Stumpfegger joined the Schutzstaffel (SS) on 2 June 1933 and the Nazi Party on 1 May 1935. He initially worked as an assistant doctor under Professor Karl Gebhardt in the Hohenlychen Sanatorium, which specialised in sports accidents. As a result of this experience, he was part of the medical team, along with Gebhardt, at the 1936 Summer Olympics in Berlin and the Winter Olympics of the same year in Garmisch-Partenkirchen.

==World War II==
After World War II began, the Hohenlychen Sanatorium was used by the SS. Under the supervision of Gebhardt, Fritz Fischer and Herta Oberheuser, Stumpfegger participated in medical experiments on women from the Ravensbrück concentration camp. In November 1939, he transferred to the surgical department of the SS hospital in Berlin. He was transferred back to the Hohenlychen Sanatorium as adjutant to Gebhardt in March 1940. In April 1943, he was promoted to SS-Obersturmbannführer. On Himmler's recommendation, he was transferred to Führer headquarters as the resident doctor in October 1944.

==Berlin 1945 and death==
In 1945, Stumpfegger started working directly for Hitler in the Führerbunker in Berlin. By 29 April 1945, Stumpfegger had distributed brass-cased cyanide capsules to any military adjutants, secretaries, and staff in the bunker who wished to kill themselves rather than be captured. Some sources report that, as the Red Army advanced towards the bunker complex, Stumpfegger helped Magda Goebbels kill her children as they slept, before she and her husband Joseph Goebbels committed suicide on 1 May.

On 30 April 1945, just before committing suicide, Hitler signed an order allowing bunker personnel to attempt to escape the approaching enemy forces. On 1 May, Stumpfegger left the bunker with a group that included Martin Bormann, Werner Naumann and Hitler Youth leader Artur Axmann. At the Weidendammer Bridge, a Tiger tank spearheaded the first attempt by the Germans to cross the bridge, but the tank was hit and Bormann and Stumpfegger were "knocked over". On the third attempt, made around 01:00, the group was able to cross the Spree. Bormann, Stumpfegger, and Axmann walked along railroad tracks to Lehrter station, where Axmann decided to go alone in the opposite direction of the other two men, but he encountered a Red Army patrol and doubled back.
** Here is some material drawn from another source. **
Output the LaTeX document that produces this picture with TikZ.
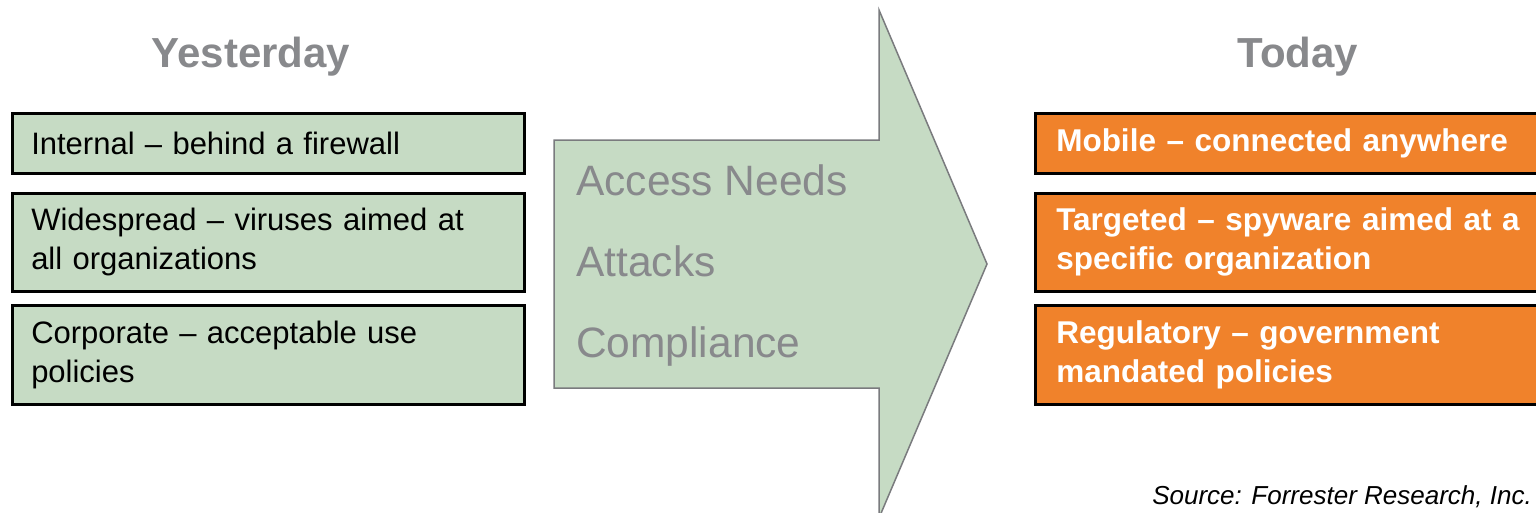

Axmann saw two bodies, which he later identified as Bormann and Stumpfegger, on a bridge near the railway switching yard, the moonlight clearly illuminating their faces. He did not have time to determine what had killed them.

==Discovery of remains==
In 1963, a retired postal worker named Albert Krumnow told police that around 8 May 1945, the Soviets had ordered him and his colleagues to bury two bodies found near the railway bridge near Lehrter station. One was dressed in a Wehrmacht uniform and the other only in his underwear. Krumnow's colleague Wagenpfohl found an SS doctor's paybook on the second body, identifying him as Ludwig Stumpfegger. He gave the paybook to his boss, who turned it over to the Soviets. They in turn destroyed it. He wrote to Stumpfegger's wife on 14 August 1945 and told her that her husband's body was "interred with the bodies of several other dead soldiers in the grounds of the in Berlin NW 40, 63."
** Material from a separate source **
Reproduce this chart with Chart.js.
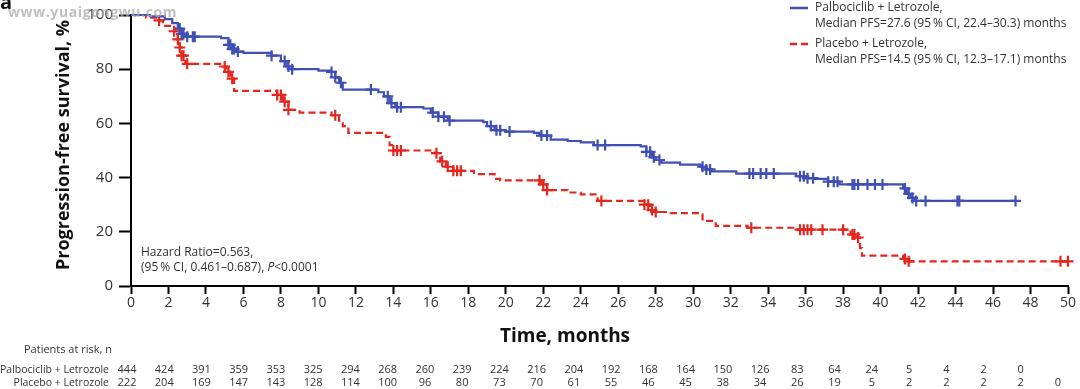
<!DOCTYPE html>
<html>
<head>
<meta charset="utf-8">
<script src="https://cdn.jsdelivr.net/npm/chart.js@4.4.1/dist/chart.umd.min.js"></script>
<style>
  html,body{margin:0;padding:0;background:#fff}
  #wrap{width:1080px;height:389px;position:relative}
</style>
</head>
<body>
<div id="wrap"><canvas id="km"></canvas></div>
<script>
// KM step data (time in months, survival %)
const palboTime = [0,1.0,1.8,2.2,2.5,2.7,2.9,4.8,5.2,5.4,5.6,6.0,7.5,8.0,8.3,8.6,10.0,10.6,10.9,11.1,11.3,13.2,13.5,13.8,14.1,15.6,16.0,16.4,16.9,18.8,19.0,19.4,20.0,21.5,21.8,22.4,23.3,24.0,24.7,27.2,27.5,27.8,28.0,28.3,29.3,30.4,30.7,31.0,32.3,35.5,36.0,36.5,37.2,37.8,41.2,41.4,41.6,41.8,47.2];
const palboSurv = [100,99.5,98.5,97,95,93,92,91.5,89,87.5,86.5,86,85,83,81,80,79.5,79,77,75,72.5,71.5,70,67.5,66,65.5,64,62.5,61,60.5,59,57.5,57,56.5,55.5,54,53.5,53,52,51.5,49.5,47.5,46.5,45.5,44.8,44,43,42.3,41.5,40.5,39.8,39.5,38.5,37.5,36,34,32.5,31.4,31.4];
const placeboTime = [0,0.8,1.5,1.7,2.3,2.5,2.6,2.7,2.9,4.9,5.1,5.3,5.5,7.8,8.1,8.4,9.0,10.7,11.1,11.3,11.6,13.6,13.8,14.0,16.2,16.5,16.8,17.2,18.3,19.4,19.7,21.9,22.2,23.3,24.0,24.9,27.4,27.7,28.0,28.8,30.5,31.2,32.9,35.5,38.4,38.7,38.9,39.0,41.2,41.4,50.0];
const placeboSurv = [100,99,98,96,94,91,88,85,82,81,79,76.5,72,70.5,68,65,64,63,61,59,56.5,55,52,50,49,46,44,42.5,41.3,39.5,39,37.5,35.4,34.5,33.8,31.4,30,28,27.3,26.9,24,22.2,21.5,20.8,19,17.9,14,11.2,10,9.1,9.1];

// censoring marks (months)
const palboCensor = [2.6,2.7,2.8,3.0,3.3,3.4,5.2,5.3,5.4,5.5,5.7,7.5,8.2,8.4,8.6,10.7,10.9,11.2,12.8,13.7,13.9,14.2,14.4,16.1,16.4,16.7,17.0,19.2,19.5,19.7,20.2,21.9,22.2,24.9,25.3,27.5,27.7,27.9,28.2,30.5,30.7,30.9,33.0,33.2,33.6,33.9,34.3,35.7,35.9,36.1,36.4,37.2,37.5,37.7,38.5,38.6,38.8,39.3,39.7,40.1,41.3,41.5,41.7,41.9,42.4,44.1,44.2,47.2];
const placeboCensor = [1.5,2.3,2.5,2.6,2.7,2.8,3.0,5.0,5.2,5.4,7.8,8.0,8.2,8.4,10.9,14.0,14.2,14.4,16.3,16.6,16.9,17.2,17.4,17.6,21.8,22.0,22.2,25.1,27.4,27.6,27.8,28.0,33.1,35.7,35.9,36.1,36.3,36.9,38.0,38.5,38.6,38.8,41.3,41.5,49.6,50.0];

// patients at risk
const riskMonths = [0,2,4,6,8,10,12,14,16,18,20,22,24,26,28,30,32,34,36,38,40,42,44,46,48,50];
const palboRisk = [444,424,391,359,353,325,294,268,260,239,224,216,204,192,168,164,150,126,83,64,24,5,4,2,0];
const placeboRisk = [222,204,169,147,143,128,114,100,96,80,73,70,61,55,46,45,38,34,26,19,5,2,2,2,2,0];

const BLUE = '#3f4fb3';
const RED = '#e3261e';
const FONT = '"Open Sans", "Noto Sans", sans-serif';

function steps(ts, ss){ return ts.map((t,i)=>({x:t, y:ss[i]})); }
function survAt(ts, ss, t){
  let v = ss[0];
  for(let i=0;i<ts.length;i++){ if(ts[i] <= t) v = ss[i]; }
  return v;
}
function marks(cs, ts, ss){ return cs.map(t=>({x:t, y:survAt(ts, ss, t)})); }

const kmText = {
  id:'kmText',
  afterDraw(chart){
    const {ctx, scales:{x}} = chart;
    ctx.save();

    // panel letter + watermark
    ctx.fillStyle = '#111';
    ctx.font = 'bold 20px ' + FONT;
    ctx.textBaseline = 'alphabetic';
    ctx.textAlign = 'left';
    ctx.fillText('a', 0, 9);
    ctx.fillStyle = 'rgba(170,170,170,0.75)';
    ctx.font = 'bold 14px ' + FONT;
    ctx.letterSpacing = '0.6px';
    ctx.textBaseline = 'middle';
    ctx.fillText('www.yuaigongwu.com', 8, 13);
    ctx.letterSpacing = '0px';

    // y axis title
    ctx.save();
    ctx.fillStyle = '#111';
    ctx.font = 'bold 18px ' + FONT;
    ctx.textAlign = 'center';
    ctx.translate(64, 145);
    ctx.rotate(-Math.PI/2);
    ctx.fillText('Progression-free survival, %', 0, 0);
    ctx.restore();

    // x axis title
    ctx.fillStyle = '#111';
    ctx.font = 'bold 19px ' + FONT;
    ctx.textAlign = 'center';
    ctx.fillText('Time, months', 565, 337);

    // legend
    ctx.lineWidth = 2.5;
    ctx.strokeStyle = BLUE;
    ctx.beginPath(); ctx.moveTo(790, 8); ctx.lineTo(808, 8); ctx.stroke();
    ctx.strokeStyle = RED;
    ctx.setLineDash([7,4]);
    ctx.beginPath(); ctx.moveTo(790, 44); ctx.lineTo(808, 44); ctx.stroke();
    ctx.setLineDash([]);
    ctx.fillStyle = '#333';
    ctx.font = '12px ' + FONT;
    ctx.textAlign = 'left';
    ctx.fillText('Palbociclib + Letrozole,', 815, 8);
    ctx.fillText('Median PFS=27.6 (95\u2009% CI, 22.4\u201330.3) months', 815, 24);
    ctx.fillText('Placebo + Letrozole,', 815, 44);
    ctx.fillText('Median PFS=14.5 (95\u2009% CI, 12.3\u201317.1) months', 815, 60);

    // hazard ratio
    ctx.fillText('Hazard Ratio=0.563,', 141, 253);
    const hr = '(95\u2009% CI, 0.461\u20130.687), ';
    ctx.fillText(hr, 141, 268);
    let hx = 141 + ctx.measureText(hr).width;
    ctx.font = 'italic 12px ' + FONT;
    ctx.fillText('P', hx, 268);
    hx += ctx.measureText('P').width;
    ctx.font = '12px ' + FONT;
    ctx.fillText('<0.0001', hx, 268);

    // patients at risk
    ctx.font = '11px ' + FONT;
    ctx.fillText('Patients at risk, n', 24, 350);
    ctx.textAlign = 'right';
    ctx.font = '10.5px ' + FONT;
    ctx.fillText('Palbociclib + Letrozole', 109, 370);
    ctx.fillText('Placebo + Letrozole', 109, 383);
    ctx.font = '11px ' + FONT;
    ctx.textAlign = 'center';
    palboRisk.forEach((n,i)=>{
      const t = riskMonths[i];
      ctx.fillText(String(n), x.getPixelForValue(t) - 4 - t*0.12, 370);
    });
    placeboRisk.forEach((n,i)=>{
      const t = riskMonths[i];
      ctx.fillText(String(n), x.getPixelForValue(t) - 4 - t*0.12, 383);
    });
    ctx.restore();
  }
};

new Chart(document.getElementById('km'), {
  type:'line',
  data:{
    datasets:[
      {
        label:'Palbociclib + Letrozole',
        data: steps(palboTime, palboSurv),
        borderColor: BLUE, borderWidth: 2.2,
        stepped: true, pointRadius: 0, fill: false, clip: false
      },
      {
        label:'Placebo + Letrozole',
        data: steps(placeboTime, placeboSurv),
        borderColor: RED, borderWidth: 2.2, borderDash:[7,4],
        stepped: true, pointRadius: 0, fill: false, clip: false
      },
      {
        type:'scatter', label:'Palbociclib censored',
        data: marks(palboCensor, palboTime, palboSurv),
        showLine:false, pointStyle:'cross', pointRadius:5.5,
        borderColor: BLUE, borderWidth: 2.2, clip: false
      },
      {
        type:'scatter', label:'Placebo censored',
        data: marks(placeboCensor, placeboTime, placeboSurv),
        showLine:false, pointStyle:'cross', pointRadius:5.5,
        borderColor: RED, borderWidth: 2.2, clip: false
      }
    ]
  },
  options:{
    responsive:true,
    maintainAspectRatio:false,
    animation:false,
    events:[],
    layout:{ padding:{ left:0, right:12, top:10, bottom:0 } },
    plugins:{ legend:{display:false}, tooltip:{enabled:false} },
    scales:{
      x:{
        type:'linear', min:0, max:50,
        afterFit: s => { s.height = 103; },
        ticks:{ stepSize:2, color:'#333', padding:1, maxRotation:0, autoSkip:false,
                font:{ family:FONT, size:14 } },
        grid:{ drawOnChartArea:false, drawTicks:true, tickLength:8, tickWidth:2, tickColor:'#000' },
        border:{ display:true, color:'#000', width:2 }
      },
      y:{
        min:0, max:100,
        afterFit: s => { s.width = 131; },
        ticks:{ stepSize:20, color:'#333', padding:6, font:{ family:FONT, size:15 } },
        grid:{ drawOnChartArea:false, drawTicks:true, tickLength:12, tickWidth:2, tickColor:'#000' },
        border:{ display:true, color:'#000', width:2 }
      }
    }
  },
  plugins:[kmText]
});
</script>
</body>
</html>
Excavations in 1965 at the site specified by Axmann and Krumnow failed to locate the bodies, but in 1972 construction uncovered human remains about 12 m away from the prior excavation. Fragments of glass found in the jawbones of both skeletons suggested that they had bitten cyanide capsules to avoid capture. The size of one skeleton, and the shape of the skull, matched Bormann, as did dental records reconstructed from memory in 1945 by Hugo Blaschke. The second skeleton was of similar height to Stumpfegger. Composite photographs, where images of the skulls were overlaid on photographs of the two men's faces, were completely congruent. Facial reconstruction was undertaken in early 1973 on both skulls to confirm the skeletal remains found in 1972 were Stumpfegger and Bormann. Bormann's identity was further confirmed by DNA testing in 1999.

==Portrayals==
- Thorsten Krohn played him in the 2004 German film Downfall.